Connection spans also obey the same filtering rules as the timeseries data. If "Max Down Sec" is set to 2, then outages (of any type, including mixed-cause) lasting two seconds or less will not interrupt a connection. For example, two 5-second spans of connectivity interrupted by a 1-second span of beta downtime will be recorded as one 11-second span of connectivity (5 + 5 + 1). The one-second beta downtime will also be counted, since that area of the graph can be ignored without affecting other data. "Min Clear Sec" is ignored for the purposes of the histogram, since recording smaller spans here does not prevent charting longer spans.

Below the histogram is a table of "adjacencies". Each cell counts the number of times where a span of the type of that row abuts a span of the type of that column. Percentages are of the total adjacencies for the row.

Below the adjacencies table is a table of "overrulings". This provides a count of the number of times that downlink or uplink throughput was high enough to decide that a high ping loss rate did not indicate a lack of connection. The "downlink" and "uplink" counts are independent

  • if both rates were high enough, the overruling is counted in both columns. The "either" count is the total number of overrulings (count an overruling by both downlink and uplink rate only once), and the "not" count is the number of outages that were still counted.

Reducer / aggregation

If you would like to reclaim some disk space, a tool is included for removing the duplicated samples in each hour's data file. That tool is in the reducer/ directory.

To use it, first change to the directory where your data files live, then run reducer/extract-unique-times.zsh, passing as its first argument the directory where you would like the deduped data to end up (don't use "." because you'll overwrite the files there), and passing as its second through Nth arguments the files that you would like to deduplicate.

For example, if I wanted to deduplicate all files for February 2021 from my data/ directory into my dedupe/ directory, I would do the following:

  1. cd data/
  2. ../reducer/extract-unique-times.zsh ../dedupe 2021-02*.json

In addition to removing duplicate data, ring buffers are unraveled, so that the oldest sample is always the first in the arrays, and the newest data is always the last.

Results

The original idea behind the viewer wass that the beam between the dish and the satellite is something like a CRT, sweeping across the scenery as the satellite moves past. If the satellites are moving in semi-constant rings, while the earth turns beneath them, then each successive satellite in a ring passes just a little lower on the west horizon, or just a little higher on the east horizon.
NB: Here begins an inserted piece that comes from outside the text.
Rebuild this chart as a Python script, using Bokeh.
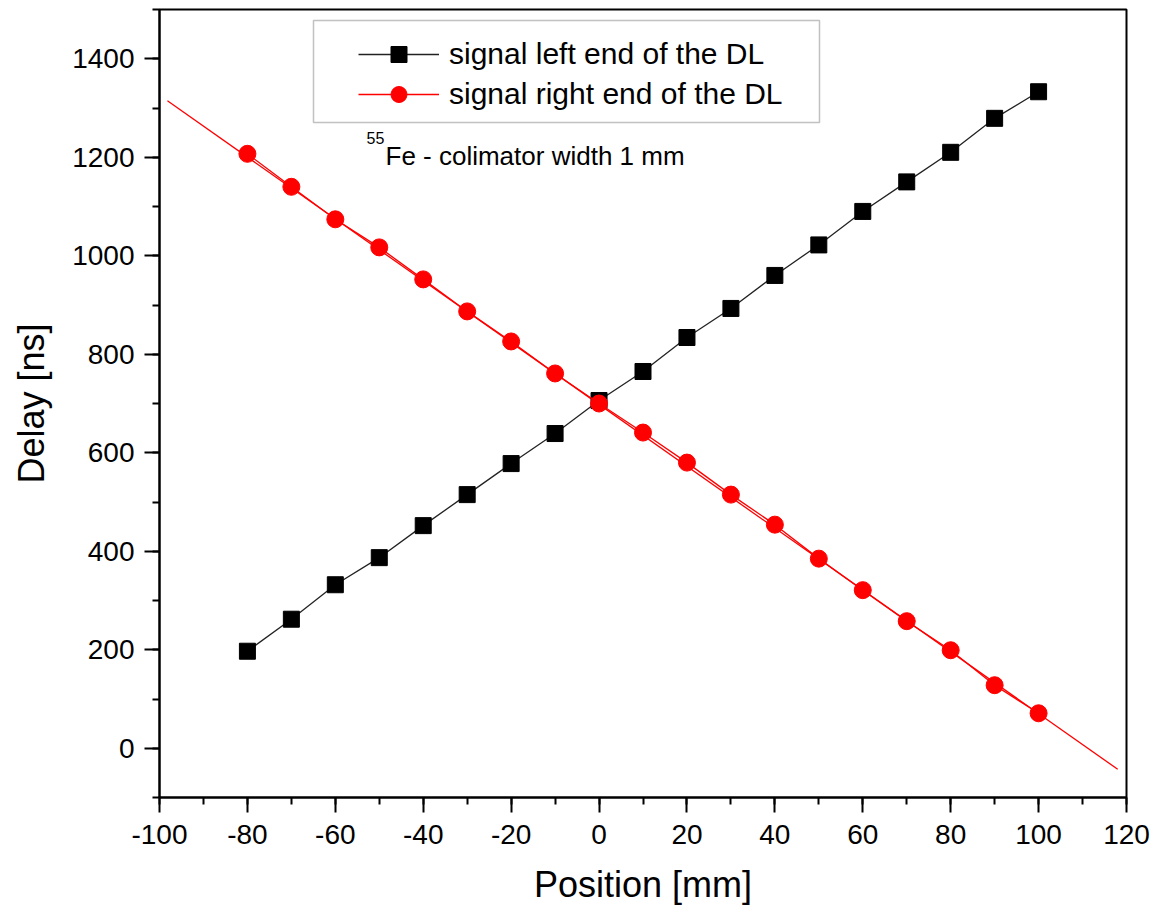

This should produce a succession of sweeps across the scene. If the dish connects to the next dish in the ring at a regular interval, then syncing up the sweep with the viewer should produce a scan of that region of the sky.

It didn't quite work out, as you can read at (http://blog.beerriot.com/2021/02/14/starlink-raster-scan/). But, I've been using the viewer to continue to get a clearer picture of the quality of my connection.

Pinger

Recently added is another utility in the pinger/ subdirectory. This is intended to be a quick-hack way to compare the connectedness of a non-starlink connection.

The main script in the subdirectory, collect-pings.py pings 8.8.8.8 once per second. Every 3600 pings (approximately once per hour), it writes a file to disk that records which of those pings succeeded. The file is not exactly the same format as Starlink's history response, but the ping_returncode field is close enough to popPingDropRate to allow the viewer to render it in the same format.

The other two files in the subdirectory are support to keep this ping recording utility running in the background. The background-collection.sh script checks for a running collect-pings.py and starts a new one if it doesn't find one. The check is performed by writing the PID of the collect-pings.py process to a file, and then querying for that PID. The crontab file contains an example of how to automatically run background-collection.sh to make sure collect-pings.py gets restarted if it stops.